The case turned on whether Bad Spaniels name and bottle were a transformative expressive homage to Black Jack and therefore protected by the First Amendment and its stringent expressly misleading standard, or whether it just was plain old trademark use, in which case the lesser likelihood of confusion standard applies.
The judge came down on the side of parody and free expression. Acknowledging that the Bad Spaniels name, motto, and packaging were a far cry from the Mona Lisa, the judge nonetheless concluded that the canine toy maker had produced an expressive work that did not warrant being relegated to the trademark doghouse. The court explained that “[a] work need not be the expressive equal of Anna Karenina or Citizen Kane” to be considered expressive; nor is a work “rendered non-expressive simply because it sold commercially.”

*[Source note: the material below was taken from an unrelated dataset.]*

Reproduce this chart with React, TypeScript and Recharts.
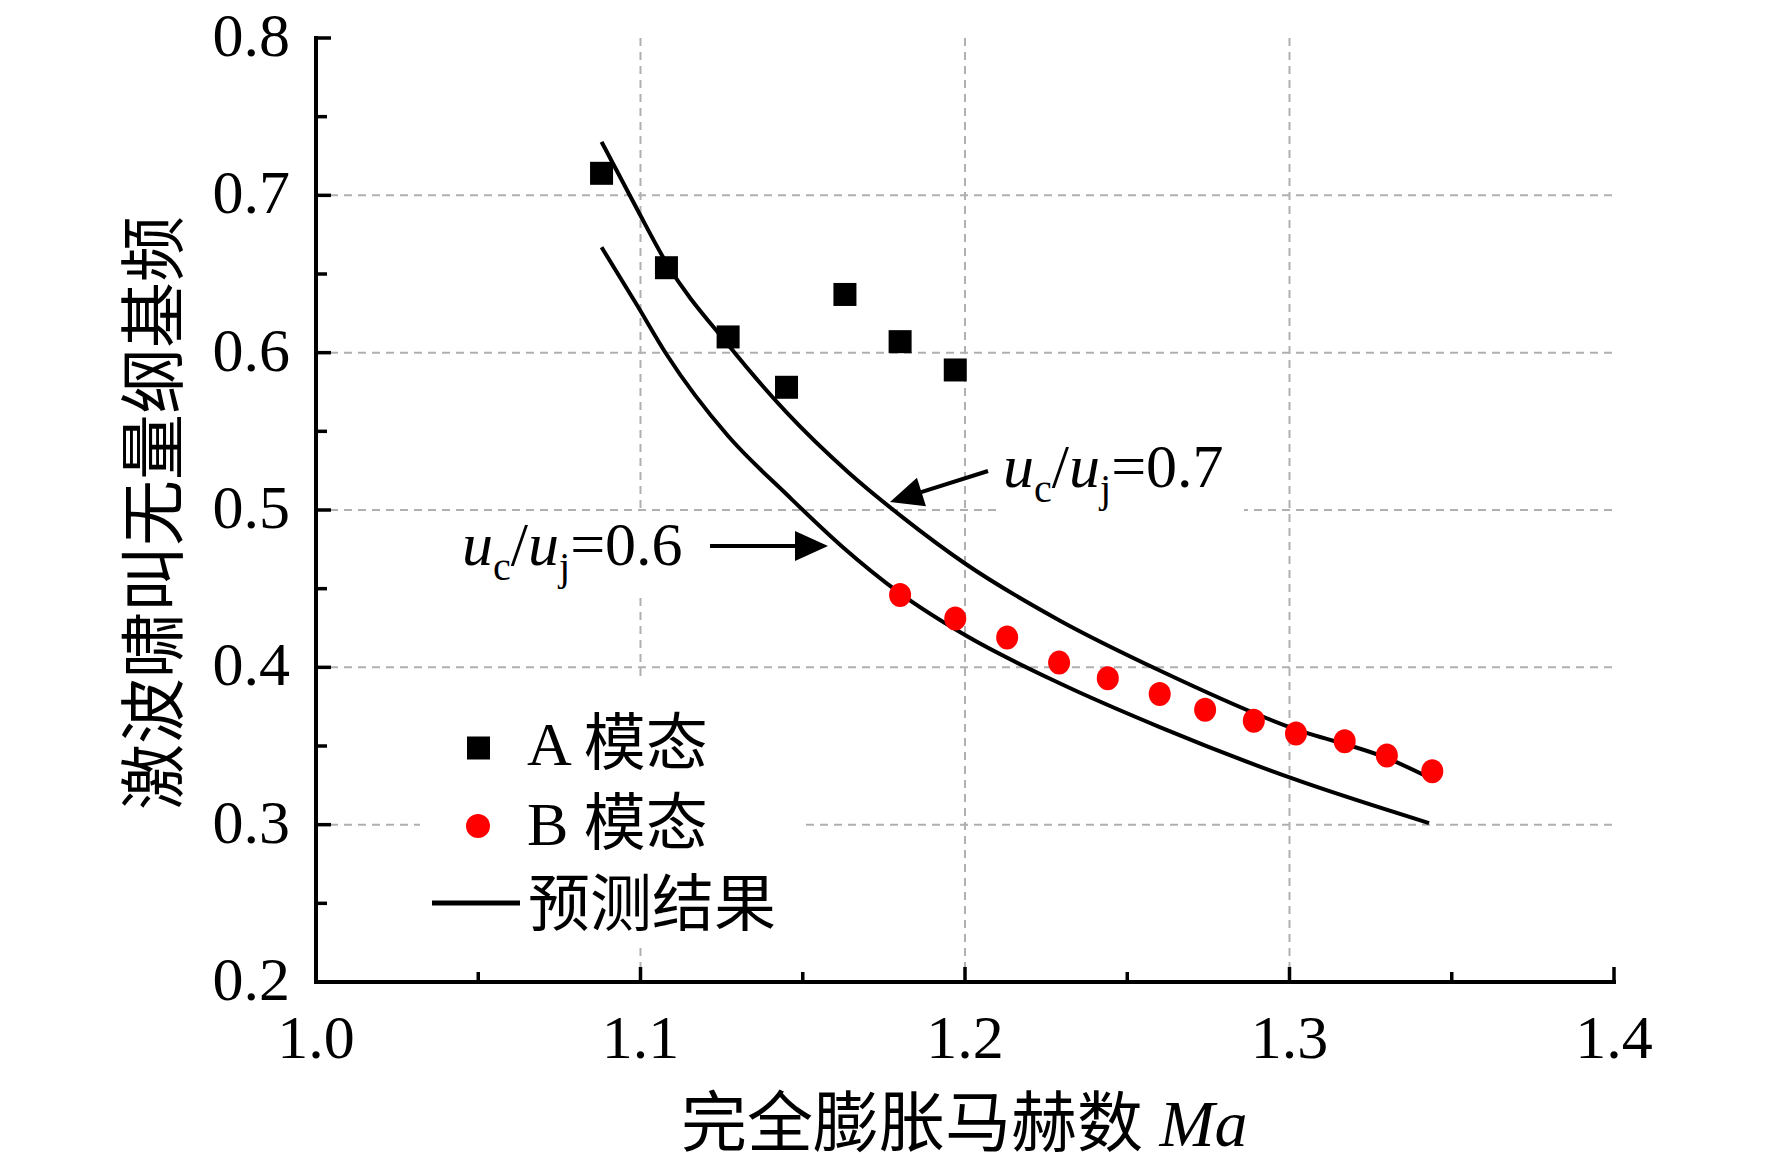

The decision is sure to add to the ongoing debate on whether punsters deserve punishment when they parody a famous brand not through a cartoon or story but by putting out a product with a humorous twist.
So, when happy hour rolls around Fido, Spot, Snoopy, and Scooby Doo can enjoy their own plastic libation as their best friends break out the Jack and Ginger or have their Tennessee sippin’ whiskey nice and neat. And in these days of Work at Home and sheltering-in-place, it’s always five o’clock somewhere.
The case is VIP Prods. LLC v. Jack Daniel’s Properties, Inc., No. 18-16012 (9th Cir. Mar. 31, 2020).